Five Hat Racks
Richard Saul Wurman's framework stating that there are only five ways to organize any information: location, alphabet, time, category, and hierarchy.
Also known as: LATCH framework, Five ways to organize information, Wurman's Five Hat Racks
Category: Frameworks
Tags: frameworks, organizations, information-architecture, knowledge-management
Explanation
The Five Hat Racks is an information organization framework created by Richard Saul Wurman, the founder of TED conferences and a pioneer in information architecture. The core insight is deceptively simple yet profound: all information can only be organized in five fundamental ways, no matter the domain or context.
These five organizational schemes are often remembered by the acronym **LATCH**:
- **Location**: Organizing information by where it exists in physical or virtual space. Examples include maps, floor plans, and geographical groupings.
- **Alphabet**: Arranging items in alphabetical order. This is useful when the audience already knows the name of what they are looking for, such as in dictionaries, encyclopedias, or contact lists.

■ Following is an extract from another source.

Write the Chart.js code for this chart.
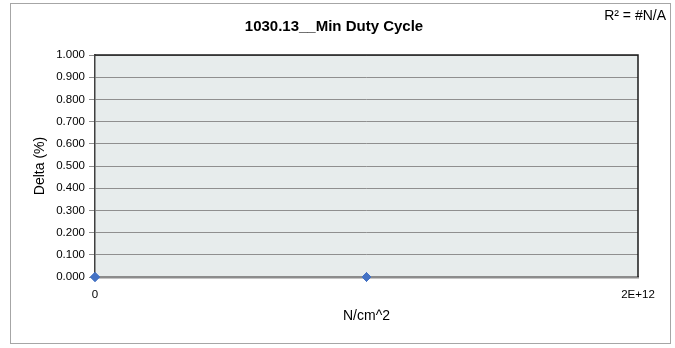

- **Time**: Organizing information chronologically. Timelines, calendars, project schedules, and historical records all use temporal organization.
- **Category**: Grouping items by type, similarity, or shared characteristics. Library classification systems, product categories in stores, and tag-based systems all rely on categorical organization.
- **Hierarchy**: Arranging information by magnitude, importance, or rank. This can be from smallest to largest, least to most important, or any other measurable continuum. Examples include rankings, priority lists, and organizational charts.
In the context of Personal Knowledge Management (PKM), the Five Hat Racks framework is invaluable for designing effective organization systems. Folder structures often rely on **category** (grouping by topic or area). Tag systems combine **category** with the flexibility to apply multiple classifications. Daily notes and journals leverage **time**. Maps of Content (MOCs) can use **hierarchy** to surface the most important concepts. Understanding these five dimensions helps knowledge workers make deliberate choices about how to structure their notes and information.
Beyond PKM, the framework is widely applied in information architecture, UX design, and library science. When designing a website navigation, for instance, a designer might organize products by **category**, allow alphabetical browsing, and offer sorting by price (**hierarchy**) or release date (**time**). The framework reminds us that these five options are not just suggestions but fundamental constraints of organization itself.
The power of the Five Hat Racks lies in recognizing that every organization challenge can be addressed by choosing one or more of these five strategies. When an existing system feels broken or hard to navigate, examining it through the lens of LATCH often reveals which organizational dimension is missing or poorly implemented.